At T_lat ≤ reference, the auto-scheduler returns kfi=1 → fully-dense attention via the LVSA path. You get the implementation-bypass speedup (~1.5–2×) but no pattern-driven sparsity.

Single GPU, 4× horizon (the headline case)

python examples/wan_generate.py \
    --model /path/to/Wan2.1-T2V-1.3B-Diffusers \
    --prompt "A dog running in the forest." \
    --num-frames 321 \
    --lvsa --flashinfer --rotate-keyframes --auto-keyframes \
    --output-name dog_4x.mp4

Add --riflex --riflex-s 4.0 to stack RIFLEx RoPE rescaling on top.

Multi-GPU (Ulysses context parallel)

torchrun --nproc_per_node=2 examples/wan_generate.py \
    --model /path/to/Wan2.1-T2V-1.3B-Diffusers \
    --prompt "A dog running in the forest." \
    --num-frames 481 \
    --lvsa --flashinfer --rotate-keyframes --auto-keyframes \
    --output-name dog_6x.mp4

Constraint: seq_len = T_lat × patches_per_frame must be divisible by nproc_per_node.

Verify LVSA engaged

After the run, look for these [LVSA] lines (the LVSA prints prefix with [LVSA] for standalone, [LVSA] for vllm-omni):

[LVSA] --rotate-keyframes: computed key_frame_interval=6 (latent frames)
[LVSA] total_lat_frames=81 local_seq=126360 rank0_frames~[0,80] window=3 n_first=1 kfi=6 global_count=14 attended_per_frame=21/81
[LVSA] installed on 30 blocks num_patches=1560 total_lat_frames=81 backend=FlashInfer CSR: MB=81 nnz=1701 density=25.9% block_size=1560 compact=81/81frames

Read it as:

attended_per_frame=N/T — N out of T frames are in each query's attention set.
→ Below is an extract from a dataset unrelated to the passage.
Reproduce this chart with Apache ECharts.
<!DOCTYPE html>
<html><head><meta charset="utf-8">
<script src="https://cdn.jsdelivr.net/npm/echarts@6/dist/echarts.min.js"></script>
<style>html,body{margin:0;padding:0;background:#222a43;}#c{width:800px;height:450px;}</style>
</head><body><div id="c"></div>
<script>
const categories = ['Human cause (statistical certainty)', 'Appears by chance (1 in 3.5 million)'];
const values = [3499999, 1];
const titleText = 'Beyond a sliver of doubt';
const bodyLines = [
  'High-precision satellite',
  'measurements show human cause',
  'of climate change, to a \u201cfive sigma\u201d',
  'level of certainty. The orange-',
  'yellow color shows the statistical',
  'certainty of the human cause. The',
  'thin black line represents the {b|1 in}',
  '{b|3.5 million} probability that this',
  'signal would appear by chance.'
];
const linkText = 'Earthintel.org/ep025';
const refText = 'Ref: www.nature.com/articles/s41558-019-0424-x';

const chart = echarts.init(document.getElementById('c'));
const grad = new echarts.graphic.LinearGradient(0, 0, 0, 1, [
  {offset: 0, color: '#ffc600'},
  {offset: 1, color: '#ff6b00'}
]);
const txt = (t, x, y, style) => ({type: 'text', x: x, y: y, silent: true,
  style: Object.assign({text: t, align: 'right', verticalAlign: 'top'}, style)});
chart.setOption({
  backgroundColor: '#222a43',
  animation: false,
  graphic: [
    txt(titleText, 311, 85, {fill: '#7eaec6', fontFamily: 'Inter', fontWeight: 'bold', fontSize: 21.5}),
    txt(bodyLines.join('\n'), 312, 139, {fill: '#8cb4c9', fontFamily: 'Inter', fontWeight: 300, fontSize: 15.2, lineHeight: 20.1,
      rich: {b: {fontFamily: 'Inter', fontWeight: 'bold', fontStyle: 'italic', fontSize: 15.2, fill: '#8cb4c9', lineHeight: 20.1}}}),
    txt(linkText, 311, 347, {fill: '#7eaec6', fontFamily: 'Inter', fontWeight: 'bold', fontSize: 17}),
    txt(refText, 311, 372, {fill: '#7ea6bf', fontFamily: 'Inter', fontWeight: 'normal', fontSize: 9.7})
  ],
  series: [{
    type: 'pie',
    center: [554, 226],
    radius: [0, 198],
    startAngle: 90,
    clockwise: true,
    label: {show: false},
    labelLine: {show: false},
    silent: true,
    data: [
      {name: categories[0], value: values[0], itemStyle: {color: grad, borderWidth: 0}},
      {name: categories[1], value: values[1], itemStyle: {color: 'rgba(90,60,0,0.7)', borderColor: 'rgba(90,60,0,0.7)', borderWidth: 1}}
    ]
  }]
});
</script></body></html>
Sparsity = 1 − N/T. At training reference, N==T (dense).
backend=FlashInfer|SDPA — confirms the requested backend was selected.
installed on N blocks — number of attention layers LVSA wrapped.

If you see no [LVSA] lines, the --lvsa flag wasn't passed. If attended_per_frame=N/T shows N == T at extension lengths, your --num-frames is below the training reference (no real sparsity engaged) — or the geometry detection failed.

Adding NPU support

On Ascend NPU, the SDPA path works automatically through torch_npu. lvsa/device.py detects NPU and routes memory probes through torch.npu.*. FlashInfer is CUDA-only and won't run on NPU.
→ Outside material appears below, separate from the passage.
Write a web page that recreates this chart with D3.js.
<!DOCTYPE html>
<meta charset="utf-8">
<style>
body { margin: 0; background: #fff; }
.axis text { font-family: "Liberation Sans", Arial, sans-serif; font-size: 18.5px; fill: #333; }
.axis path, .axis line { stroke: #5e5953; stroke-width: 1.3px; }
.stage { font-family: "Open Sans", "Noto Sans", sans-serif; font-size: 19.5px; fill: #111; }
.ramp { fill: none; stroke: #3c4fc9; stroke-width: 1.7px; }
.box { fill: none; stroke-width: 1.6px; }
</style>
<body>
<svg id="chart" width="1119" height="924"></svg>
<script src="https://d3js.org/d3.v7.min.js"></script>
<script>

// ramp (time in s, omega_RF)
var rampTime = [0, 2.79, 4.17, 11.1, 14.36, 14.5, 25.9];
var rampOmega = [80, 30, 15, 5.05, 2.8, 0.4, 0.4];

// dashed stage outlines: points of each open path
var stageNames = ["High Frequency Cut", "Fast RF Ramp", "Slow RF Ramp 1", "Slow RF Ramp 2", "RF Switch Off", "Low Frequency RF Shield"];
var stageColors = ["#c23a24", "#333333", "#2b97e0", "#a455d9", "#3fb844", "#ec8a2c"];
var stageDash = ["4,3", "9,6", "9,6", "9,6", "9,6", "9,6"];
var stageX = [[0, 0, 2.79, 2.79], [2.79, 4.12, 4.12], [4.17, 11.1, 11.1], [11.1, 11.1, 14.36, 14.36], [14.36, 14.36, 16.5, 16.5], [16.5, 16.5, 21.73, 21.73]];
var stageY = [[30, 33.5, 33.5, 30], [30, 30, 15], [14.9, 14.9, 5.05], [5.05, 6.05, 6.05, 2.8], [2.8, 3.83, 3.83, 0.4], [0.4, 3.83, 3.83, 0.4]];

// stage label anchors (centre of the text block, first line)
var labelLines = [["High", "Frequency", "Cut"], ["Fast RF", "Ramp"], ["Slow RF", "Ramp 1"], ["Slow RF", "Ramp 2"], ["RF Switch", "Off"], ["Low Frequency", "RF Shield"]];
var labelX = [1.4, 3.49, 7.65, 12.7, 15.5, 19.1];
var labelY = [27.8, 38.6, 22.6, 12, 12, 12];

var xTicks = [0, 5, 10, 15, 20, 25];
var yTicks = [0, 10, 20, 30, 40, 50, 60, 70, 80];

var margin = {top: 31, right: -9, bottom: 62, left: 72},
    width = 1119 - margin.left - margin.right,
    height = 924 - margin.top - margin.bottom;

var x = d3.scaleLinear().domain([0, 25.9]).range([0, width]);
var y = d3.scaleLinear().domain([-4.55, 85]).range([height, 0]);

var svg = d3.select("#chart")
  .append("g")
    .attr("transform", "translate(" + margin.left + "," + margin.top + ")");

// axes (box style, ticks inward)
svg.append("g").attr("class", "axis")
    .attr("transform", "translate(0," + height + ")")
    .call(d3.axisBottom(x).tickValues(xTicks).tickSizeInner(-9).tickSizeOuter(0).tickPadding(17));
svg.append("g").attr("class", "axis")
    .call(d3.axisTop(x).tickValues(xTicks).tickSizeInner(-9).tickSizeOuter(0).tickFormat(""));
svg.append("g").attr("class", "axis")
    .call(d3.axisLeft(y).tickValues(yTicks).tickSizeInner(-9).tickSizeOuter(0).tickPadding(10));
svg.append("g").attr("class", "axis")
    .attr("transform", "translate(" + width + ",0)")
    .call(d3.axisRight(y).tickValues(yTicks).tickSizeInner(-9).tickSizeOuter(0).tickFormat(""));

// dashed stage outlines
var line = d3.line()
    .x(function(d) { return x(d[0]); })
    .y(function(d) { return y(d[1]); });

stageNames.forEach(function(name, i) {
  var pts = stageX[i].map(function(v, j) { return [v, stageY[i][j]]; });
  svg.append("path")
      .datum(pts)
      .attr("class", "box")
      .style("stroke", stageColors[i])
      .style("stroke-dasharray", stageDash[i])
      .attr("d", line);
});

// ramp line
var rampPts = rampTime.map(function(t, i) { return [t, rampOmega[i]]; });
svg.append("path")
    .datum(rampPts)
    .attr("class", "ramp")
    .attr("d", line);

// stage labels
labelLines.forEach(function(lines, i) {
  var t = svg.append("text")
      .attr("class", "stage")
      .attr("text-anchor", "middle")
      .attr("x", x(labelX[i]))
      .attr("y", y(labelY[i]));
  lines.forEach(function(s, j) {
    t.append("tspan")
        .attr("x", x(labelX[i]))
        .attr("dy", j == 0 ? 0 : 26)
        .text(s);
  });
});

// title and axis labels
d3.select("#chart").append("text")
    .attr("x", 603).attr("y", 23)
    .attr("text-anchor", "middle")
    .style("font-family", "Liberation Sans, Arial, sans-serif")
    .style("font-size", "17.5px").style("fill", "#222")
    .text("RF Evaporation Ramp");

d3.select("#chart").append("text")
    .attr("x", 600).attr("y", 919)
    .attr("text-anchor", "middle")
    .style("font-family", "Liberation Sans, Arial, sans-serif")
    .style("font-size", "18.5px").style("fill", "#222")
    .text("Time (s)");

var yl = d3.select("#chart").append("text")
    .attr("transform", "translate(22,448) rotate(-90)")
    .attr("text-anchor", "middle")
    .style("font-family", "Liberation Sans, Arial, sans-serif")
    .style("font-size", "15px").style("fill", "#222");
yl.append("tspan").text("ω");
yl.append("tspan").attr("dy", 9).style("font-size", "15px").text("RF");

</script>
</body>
No NPU-specific custom kernels ship in v1.0 — only the SDPA path is exercised on NPU.

Common first-run gotchas

Symptom	Fix
"ModuleNotFoundError: lvsa"	`pip install -e .` from repo root
FlashInfer JIT fails ("Could not find nvcc")	Install CUDA toolkit (nvcc) or drop `--flashinfer`
Generated mp4 missing in Docker	Pass relative paths; bind-mount the repo; see `lvsa-troubleshooting` skill
`attended_per_frame=N/T` shows N=T at 4×	`LVSA_REFERENCE_LATENT_FRAMES` is too high for the model — verify against the table above

See lvsa-troubleshooting for the full failure-mode catalog.